Risques climatiques mondiaux

Source: J. Safra Sarasin d’après German Watch, 2020

Outre les risques physiques se pose également la question de la résilience: quelle est la capacité des pays à absorber les effets du changement climatique? En l’occurrence, les économies les plus riches, mais aussi les plus adaptables et diversifiées, seront fondamentalement avantagées.

Une anticipation maîtrisée au lieu d’un basculement brutal

Parallèlement à la vulnérabilité, les risques de transition ne doivent pas être pris à la légère. Ils peuvent être plus marqués dans certains pays bien qu’il soit possible d’agir plus activement dessus. Il convient avant tout de se demander à quel point un pays et son économie dépendent d’industries très influentes sur le climat, au premier rang desquelles les énergies fossiles.

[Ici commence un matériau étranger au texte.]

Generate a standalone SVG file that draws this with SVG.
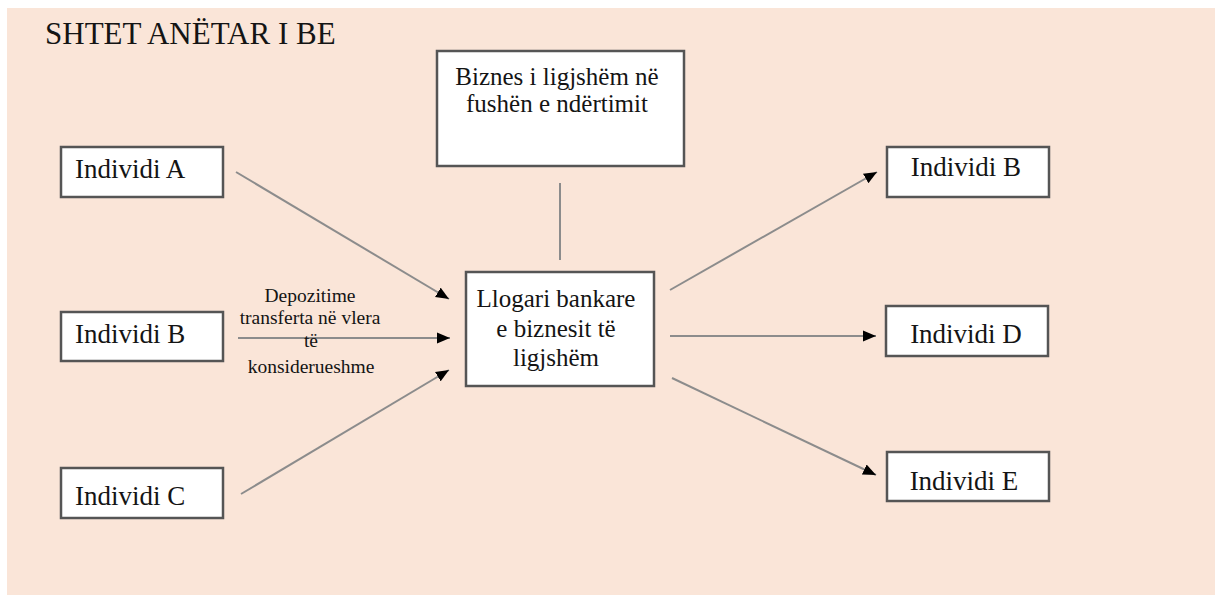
<svg xmlns="http://www.w3.org/2000/svg" width="1215" height="601" viewBox="0 0 1215 601">
<style>
.box{fill:#ffffff;stroke:#555555;stroke-width:2.5}
.t{font-family:"Liberation Serif","Times New Roman",serif;fill:#141414}
.n{font-size:27px}
.m{font-size:25px;text-anchor:middle}
.lbl{font-size:19.5px;text-anchor:middle}
.ln{stroke:#8c8c8c;stroke-width:2;fill:none}
</style>
<defs>
<marker id="ah" markerUnits="userSpaceOnUse" markerWidth="14" markerHeight="12" refX="13" refY="6" orient="auto">
<path d="M0,0.5 L13,6 L0,11.5 z" fill="#000000"/>
</marker>
</defs>
<rect x="0" y="0" width="1215" height="601" fill="#ffffff"/>
<rect x="7" y="8" width="1208" height="587" fill="#fae5d8"/>
<text class="t" x="45" y="44" font-size="31">SHTET ANËTAR I BE</text>

<g id="connectors">
<line class="ln" x1="236" y1="172" x2="449" y2="299" marker-end="url(#ah)"/>
<line class="ln" x1="238" y1="338" x2="450" y2="338" marker-end="url(#ah)"/>
<line class="ln" x1="241" y1="494" x2="449" y2="370" marker-end="url(#ah)"/>
<line class="ln" x1="560" y1="183" x2="560" y2="260"/>
<line class="ln" x1="670" y1="290" x2="877" y2="172" marker-end="url(#ah)"/>
<line class="ln" x1="670" y1="336" x2="876" y2="336" marker-end="url(#ah)"/>
<line class="ln" x1="672" y1="378" x2="876" y2="475" marker-end="url(#ah)"/>
<text class="t lbl" x="310" y="302">Depozitime</text>
<text class="t lbl" x="310" y="324">transferta në vlera</text>
<text class="t lbl" x="311" y="347">të</text>
<text class="t lbl" x="311" y="373">konsiderueshme</text>
</g>

<g id="individi-a">
<rect class="box" x="61" y="147" width="162" height="50"/>
<text class="t n" x="75" y="178">Individi A</text>
</g>
<g id="individi-b-left">
<rect class="box" x="61" y="312" width="162" height="49"/>
<text class="t n" x="75" y="343">Individi B</text>
</g>
<g id="individi-c">
<rect class="box" x="61" y="468" width="162" height="50"/>
<text class="t n" x="75" y="505">Individi C</text>
</g>
<g id="biznes">
<rect class="box" x="437" y="51" width="247" height="115"/>
<text class="t m" x="557" y="85">Biznes i ligjshëm në</text>
<text class="t m" x="557" y="112">fushën e ndërtimit</text>
</g>
<g id="llogari">
<rect class="box" x="466" y="272" width="188" height="114"/>
<text class="t m" x="556" y="307">Llogari bankare</text>
<text class="t m" x="556" y="337">e biznesit të</text>
<text class="t m" x="556" y="366">ligjshëm</text>
</g>
<g id="individi-b-right">
<rect class="box" x="887" y="147" width="162" height="50"/>
<text class="t n" x="966" y="176" text-anchor="middle">Individi B</text>
</g>
<g id="individi-d">
<rect class="box" x="886" y="306" width="162" height="50"/>
<text class="t n" x="966" y="343" text-anchor="middle">Individi D</text>
</g>
<g id="individi-e">
<rect class="box" x="887" y="452" width="162" height="49"/>
<text class="t n" x="964" y="490" text-anchor="middle">Individi E</text>
</g>
</svg>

Risques de transition énergétique

Source: J. Safra Sarasin d’après SEI, IISD, ODI, Climate Analytics, CICERO et UNEP, 2019; EIA, CIA, World Nuclear Association; 2019

Le recul de la demande mondiale de charbon, de pétrole et de gaz naturel – considérés ici comme des actifs «échoués» (stranded assets en anglais) – diminuera davantage à l’avenir et entrainera une baisse des recettes associées. Or, celles-ci jouent souvent un rôle majeur dans le budget national, ou représentent au moins une part importante de l’économie. Il suffit de regarder la carte du monde pour voir qu’ici aussi les risques sont inégalement répartis. Outre la dépendance dans les industries polluantes elle-même, les plans et les efforts des pays concernés pour la diminuer et pour aborder la transition de manière suffisamment précoce et déterminée seront également décisifs. Une politique climatique proactive et un programme ambitieux de réduction des émissions ont ici une fonction clairement positive.

Le changement climatique constitue un des principaux défis – voire le tout premier – que devra relever l’humanité au cours des années à venir. Comme il aura inévitablement aussi des conséquences sur le rendement des emprunts d’État, les risques climatiques doivent également entrer complètement en ligne de compte dans les réflexions des investisseurs.